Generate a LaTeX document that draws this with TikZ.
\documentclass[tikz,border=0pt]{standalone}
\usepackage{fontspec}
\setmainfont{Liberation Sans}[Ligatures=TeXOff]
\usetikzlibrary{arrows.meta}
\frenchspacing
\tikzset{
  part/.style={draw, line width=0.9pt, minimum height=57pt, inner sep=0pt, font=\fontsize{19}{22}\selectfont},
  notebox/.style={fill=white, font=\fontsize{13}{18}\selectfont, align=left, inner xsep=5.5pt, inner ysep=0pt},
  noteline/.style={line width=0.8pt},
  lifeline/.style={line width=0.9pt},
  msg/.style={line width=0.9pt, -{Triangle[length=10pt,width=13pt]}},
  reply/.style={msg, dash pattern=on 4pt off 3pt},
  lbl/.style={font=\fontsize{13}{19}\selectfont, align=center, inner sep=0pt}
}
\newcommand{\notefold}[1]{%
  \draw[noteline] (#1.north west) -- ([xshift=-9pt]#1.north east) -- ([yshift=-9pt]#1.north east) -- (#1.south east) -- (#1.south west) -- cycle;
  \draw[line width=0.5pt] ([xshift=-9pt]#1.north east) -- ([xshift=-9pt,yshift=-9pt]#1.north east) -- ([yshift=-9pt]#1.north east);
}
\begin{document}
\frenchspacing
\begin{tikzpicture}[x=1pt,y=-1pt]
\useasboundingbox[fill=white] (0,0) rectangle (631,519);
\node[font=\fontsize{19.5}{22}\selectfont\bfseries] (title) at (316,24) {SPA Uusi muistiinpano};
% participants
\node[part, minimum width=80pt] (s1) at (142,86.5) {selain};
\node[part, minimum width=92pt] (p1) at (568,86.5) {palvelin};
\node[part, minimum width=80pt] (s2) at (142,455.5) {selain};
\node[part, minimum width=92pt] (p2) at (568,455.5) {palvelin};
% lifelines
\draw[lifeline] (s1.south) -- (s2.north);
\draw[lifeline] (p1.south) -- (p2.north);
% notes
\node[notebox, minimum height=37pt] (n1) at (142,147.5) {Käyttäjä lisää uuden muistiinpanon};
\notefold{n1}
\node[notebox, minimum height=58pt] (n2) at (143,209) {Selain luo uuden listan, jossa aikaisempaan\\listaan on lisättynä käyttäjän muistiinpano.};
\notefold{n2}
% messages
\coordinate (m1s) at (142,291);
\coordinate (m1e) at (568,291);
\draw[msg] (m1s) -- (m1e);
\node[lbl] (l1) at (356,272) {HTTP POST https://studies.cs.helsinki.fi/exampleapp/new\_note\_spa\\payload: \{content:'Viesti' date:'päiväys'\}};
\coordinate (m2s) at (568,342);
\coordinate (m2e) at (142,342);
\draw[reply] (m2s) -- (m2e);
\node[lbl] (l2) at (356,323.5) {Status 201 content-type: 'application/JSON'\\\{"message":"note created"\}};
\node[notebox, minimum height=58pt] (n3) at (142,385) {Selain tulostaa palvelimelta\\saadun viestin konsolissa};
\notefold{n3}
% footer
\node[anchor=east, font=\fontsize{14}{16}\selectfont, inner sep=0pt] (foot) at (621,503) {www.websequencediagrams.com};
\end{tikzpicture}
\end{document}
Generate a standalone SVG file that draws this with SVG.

--- TASK DESCRIPTION ---
Each entry must be reproduced verbatim.

--- THE ANSWER ---
Generate a LaTeX document that draws this with TikZ.
\documentclass[tikz,border=0pt]{standalone}
\usepackage{fontspec}
\setmainfont{Liberation Sans}[Ligatures=TeXOff]
\usetikzlibrary{arrows.meta}
\frenchspacing
\tikzset{
  part/.style={draw, line width=0.9pt, minimum height=57pt, inner sep=0pt, font=\fontsize{19}{22}\selectfont},
  notebox/.style={fill=white, font=\fontsize{13}{18}\selectfont, align=left, inner xsep=5.5pt, inner ysep=0pt},
  noteline/.style={line width=0.8pt},
  lifeline/.style={line width=0.9pt},
  msg/.style={line width=0.9pt, -{Triangle[length=10pt,width=13pt]}},
  reply/.style={msg, dash pattern=on 4pt off 3pt},
  lbl/.style={font=\fontsize{13}{19}\selectfont, align=center, inner sep=0pt}
}
\newcommand{\notefold}[1]{%
  \draw[noteline] (#1.north west) -- ([xshift=-9pt]#1.north east) -- ([yshift=-9pt]#1.north east) -- (#1.south east) -- (#1.south west) -- cycle;
  \draw[line width=0.5pt] ([xshift=-9pt]#1.north east) -- ([xshift=-9pt,yshift=-9pt]#1.north east) -- ([yshift=-9pt]#1.north east);
}
\begin{document}
\frenchspacing
\begin{tikzpicture}[x=1pt,y=-1pt]
\useasboundingbox[fill=white] (0,0) rectangle (631,519);
\node[font=\fontsize{19.5}{22}\selectfont\bfseries] (title) at (316,24) {SPA Uusi muistiinpano};
% participants
\node[part, minimum width=80pt] (s1) at (142,86.5) {selain};
\node[part, minimum width=92pt] (p1) at (568,86.5) {palvelin};
\node[part, minimum width=80pt] (s2) at (142,455.5) {selain};
\node[part, minimum width=92pt] (p2) at (568,455.5) {palvelin};
% lifelines
\draw[lifeline] (s1.south) -- (s2.north);
\draw[lifeline] (p1.south) -- (p2.north);
% notes
\node[notebox, minimum height=37pt] (n1) at (142,147.5) {Käyttäjä lisää uuden muistiinpanon};
\notefold{n1}
\node[notebox, minimum height=58pt] (n2) at (143,209) {Selain luo uuden listan, jossa aikaisempaan\\listaan on lisättynä käyttäjän muistiinpano.};
\notefold{n2}
% messages
\coordinate (m1s) at (142,291);
\coordinate (m1e) at (568,291);
\draw[msg] (m1s) -- (m1e);
\node[lbl] (l1) at (356,272) {HTTP POST https://studies.cs.helsinki.fi/exampleapp/new\_note\_spa\\payload: \{content:'Viesti' date:'päiväys'\}};
\coordinate (m2s) at (568,342);
\coordinate (m2e) at (142,342);
\draw[reply] (m2s) -- (m2e);
\node[lbl] (l2) at (356,323.5) {Status 201 content-type: 'application/JSON'\\\{"message":"note created"\}};
\node[notebox, minimum height=58pt] (n3) at (142,385) {Selain tulostaa palvelimelta\\saadun viestin konsolissa};
\notefold{n3}
% footer
\node[anchor=east, font=\fontsize{14}{16}\selectfont, inner sep=0pt] (foot) at (621,503) {www.websequencediagrams.com};
\end{tikzpicture}
\end{document}
Generate a standalone SVG file that draws this with SVG.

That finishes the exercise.